I thank WM for his invaluable suggestions, although he is not responsible
for any errors which I may make in the following. Many people now believe
that the universe is infinitely more complex than we thought a few years
ago, and Godel's proofs in mathematical logic even indicated something amiss
in mathematics as long ago as the 1930s. Quantum entanglement, chaos, the
bizarre human events in history in the last 100 years, lead many people to
conclude that mathematics and physics and humanities have in common only
their inability to really comprehend the deepest levels of reality or
unreality. Modernism, postmodernism, and even the Law of the Jungle seem to
make a step by step analysis of everything implausible in its old sense -
especially for the humanities, but analogously for the sciences. We are
warned against small simplifying steps because computer simulated life is so
very complicated/complex. Yet I beg to differ. In recent weeks I have
attacked problems more complicated than complexity in computers, and if I
may defer references for those who want them, I have solved them mostly by
changing tiny assumptions and tiny operations. David Hilbert, the German
mathematician, did something similar around the turn of the century (around
1900) when he created a program for mathematics and physics for the whole
century with his famous 23 unsolved problems. Most of his program was
successful in setting trends, but some of it failed because of Godel's
proofs in mathematical logic that, roughly speaking, we can't prove
everything in mathematics or even arithmetic. As a probability theorist and
mathematical logician, you might expect that I would defend Godel strongly
and give up on Hilbert. However, Hilbert and Godel were both creative
geniuses who specialized in changing assumptions in small steps. It is
actually a very big step to change an assumption, unlike changing pages in a
notebook. Marx assumed that the working class would inevitably triumph,
Adam Smith assumed that capital would inevitably triumph, Shakespeare
assumed that the world was a stage, and Socrates assumed that everything
could be dissected into its meanings/assumptions/foundations. The Catholic
Church assumes that the Pope is infallible, the Anglican Church assumes that
the Pope is not infallible.

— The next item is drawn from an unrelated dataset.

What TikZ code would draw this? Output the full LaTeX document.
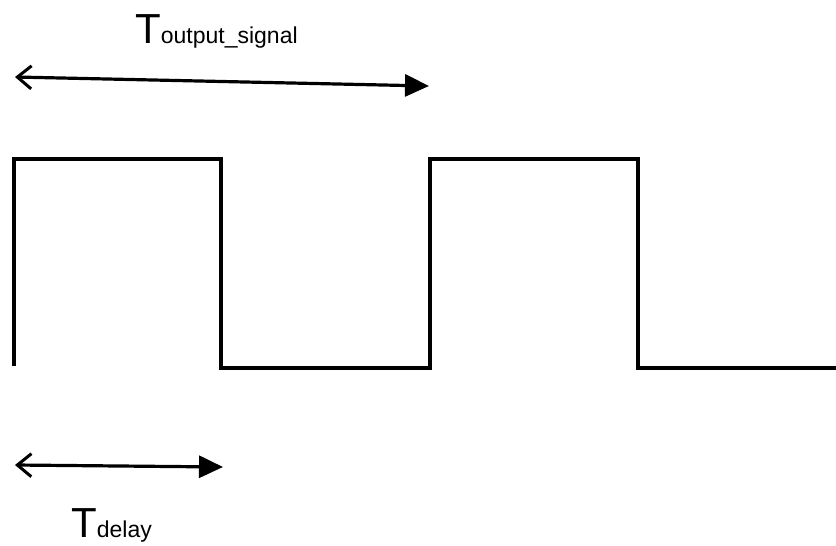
\documentclass[tikz,border=0pt]{standalone}
\usepackage{fontspec}
\setmainfont{Liberation Sans}
\usetikzlibrary{arrows.meta}
\begin{document}
\begin{tikzpicture}[x=1pt,y=-1pt,
  wave/.style={line width=3.8pt, line join=miter, black},
  span/.style={line width=3.2pt, black,
    {Straight Barb[length=14pt,width=23pt,line width=3pt]}-{Triangle[length=24pt,width=22pt]}},
  lbl/.style={inner sep=0pt, anchor=base west}]
\useasboundingbox (0,0) rectangle (836,546);
% square wave
\draw[wave] (14,366) -- (14,159) -- (221,159) -- (221,368) -- (430,368)
  -- (430,159) -- (638,159) -- (638,368) -- (836,368);
% period arrow
\coordinate (pa) at (15,77);
\coordinate (pb) at (429,86);
\draw[span] (pa) -- (pb);
% delay arrow
\coordinate (da) at (15,465);
\coordinate (db) at (223,467);
\draw[span] (da) -- (db);
% labels
\node[lbl] (tout) at (135,43) {\fontsize{42}{42}\selectfont T\fontsize{23}{23}\selectfont output\_signal};
\node[lbl] (tdel) at (71,537) {\fontsize{42}{42}\selectfont T\fontsize{23}{23}\selectfont delay};
\end{tikzpicture}
\end{document}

The word "not" has changed, a small change in
one word from a proposition and sentence. To me, complexity and chaos and
quantum entanglement and human history and art and music and all the rest
are windmills. I think that I have a new insight into Cervantes' Don
Quixote. If you believe in step by step conquest of the worlds, then go out
and conquer them one by one. Let others theorize about the unconquerable
and shake their heads in despair. For you, all you can do is to go one step
at a time into creative genius, changing a little axiom here, a little
definition there, clarifying a meaning somewhere, clarifying a relationship
somewhere, changing an operation or a connection or an inference or a way of
perceiving or of recording. Let others laugh, deride, and despair of your
future, sailing rapidly ahead on their computerized or wooden ships. If all
you create is a book that is treasured through the ages, or a thought that
is imprinted in all time, and a knowing smile that continues like the
windmills, you have won, not lost. Then you are the Man or the Woman from
La Mancha.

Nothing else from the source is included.